Changing times, changing interests, maybe even changing tastes, have ended a society whose sole mission – since 1947 – was to bring arts and culture to the Trail stage.
Trail Society for the Performing Arts (TSPA) has been struggling for a few seasons, especially with the volunteer board running perpetually short-handed.
Now, after 71 years, the official vote to dissolve the society came down Thursday night (Dec. 13).
“The demographic that supports this series is an older one,” Director Theshini Naicker told the Trail Times. “This demographic is getting smaller. It is not easy to get the support from younger generations,” she said.
“Volunteer burnout is real, and it is getting more difficult to recruit volunteers with the necessary skills to run these organizations.”
For decades TSPA, which was re-branded Performing Arts Trail a few years ago, has brought a variety of talent and showcases, both national and international, to the Bailey Theatre on Tuesday nights.
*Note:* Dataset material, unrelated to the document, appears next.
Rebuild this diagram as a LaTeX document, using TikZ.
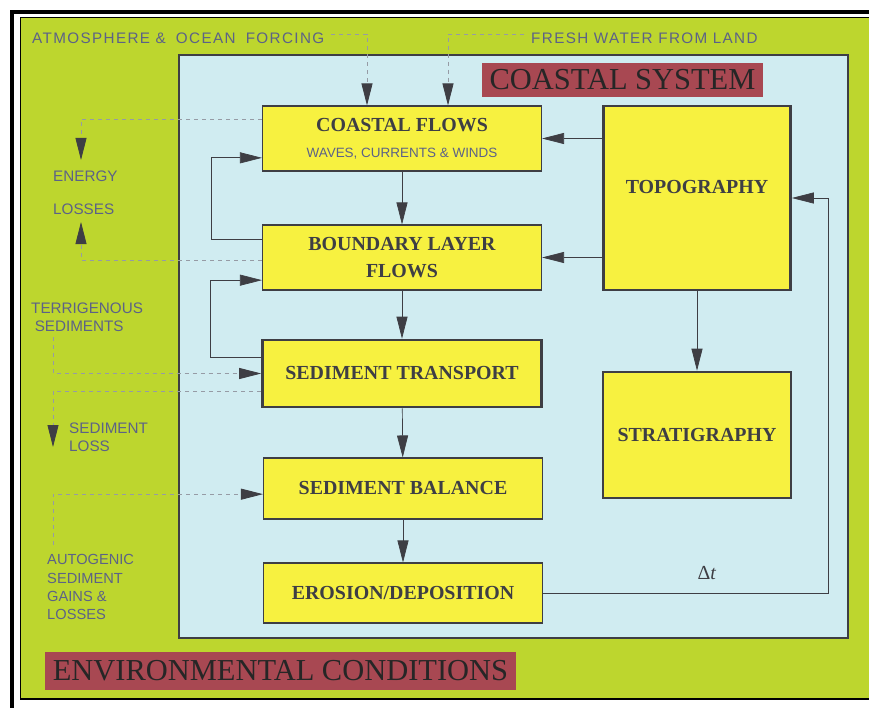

Finding people dedicated to giving their time and slowing ticket sales finally presented challenges that could no longer be overcome. But it wasn’t for a lack of trying.
The society was in crisis mode back in 2016, and that year, went through an organizational re-shuffle.
Then a strategic planning session this past February helped to keep the group afloat with some key board positions filled at that time.
However, at the follow-up meeting last month, society directors realized that it was no longer sustainable for the current board to continue operating. Calls for members to join the board went unanswered, and the final straw was the resignation of the treasurer. So in November, the rest of the board announced it would step down in 2019.
“I don’t believe this situation is peculiar to our society,” Naicker said. “As with everything in life, the inevitable process of change and evolution is a very real one. So, maybe it is time for a change.”
The current season will not be affected. Four shows remain between now and the final act on Tuesday, April 2.
Fortunately, the Trail and District Arts Council has expressed interest in taking over the programming.
“Which seems a natural fit,” Naicker said. “But there is also the reality of a diminishing membership. So exploring options with different times (or days) might work, but it would be up to the arts council.”